The Ray seeking funds for highway safety drone program
Published 9:30 am Thursday, November 3, 2022
The Ray could be bringing a program to Troup County that would pay for drones for highway emergencies.
On Tuesday, Allie Kelly, Executive Director of The Ray, requested support from the county for a federal transportation grant application to pay for the potential drone program.
The grant would pay for drones and pilot training for a program that would send unmanned aircraft to traffic safety emergencies on Troup County highways, including The Ray.
The Ray is an 18-mile stretch of Interstate 85 in Troup County that was designated by Congress as the Ray C. Anderson Memorial Highway after his passing in 2011. Since then, the portion of the interstate highway has become a living laboratory for transportation innovation with the help of the Ray C. Anderson Foundation.
Kelly said that since 2014 they have worked with the Georgia Department of Transportation (GDOT) and the Federal Highways Administration on more than a dozen projects on the 18-mile corridor.
Kelly asked the commissioners to support their request for funds from the Strengthening Mobility and Revolutionizing Transportation (SMART) grant, which could provide up to $500 million in federal funding over five years. The competitive grant prioritizes innovative technology uses including unmanned aircraft systems.
“We want to work with [Troup County] to use drones as first eyes on the scene of an incident to keep first responders safe when they’re responding to an incident and to manage the incident as most efficiently as possible,” Kelly said.
Kelly said the drones they are considering can take video and photos for potentially identifying fires and fuel spills. The drones are also equipped with heat cameras to aid in locating ejected passengers.

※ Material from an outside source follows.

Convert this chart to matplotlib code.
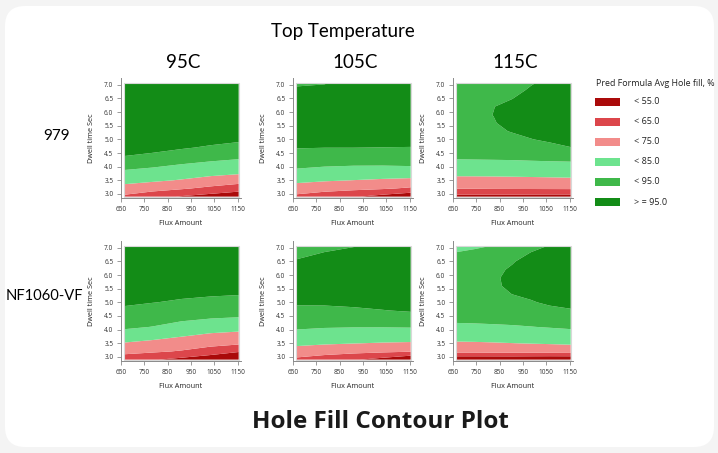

Kelly said if the funds are approved they could be operated by a representative from the 911 office, Georgia State Patrol Post or GDOT.
The Federal Aviation Administration (FAA) currently does not allow the remote operation of drones.
“The FAA is going to —and we know this— maybe in a year or two, but the FAA is going to begin releasing authorizations for remote ops,” Kelly said. “We want Troup County to be first in line, not last in line.”
The program would pay for training for drone pilots so they can begin as soon as the FAA allows it.
“We want to get you into some of the best equipment possible, we want to get you filed for your authorizations and clearances with the FAA, we want to get you log-in hours, and we want to get you on a management platform that will document your hours,” Kelly said.
The grant requires no matching funds, so it’s highly competitive, Kelly said, noting she isn’t asking for any money from the county, just their support with the project.
The grant is open to anyone in the public sector, so The Ray needs the county to sign on to even apply for the grant.
“We’ve got a budget crafted that covers the equipment, the training and the regulatory piece,” Kelly said. “We still need to add the human resources and other overhead that Troup County would want to include.”
Unlike many grants, the funds can also be used to pay the wages of employees, such as potential drone operators and for their training.
During the subsequent commissioner’s meeting Tuesday evening, the county agreed to join in the SMART grant application. County Manager Eric Mosley said staff would begin working with The Ray to finalize the grant request.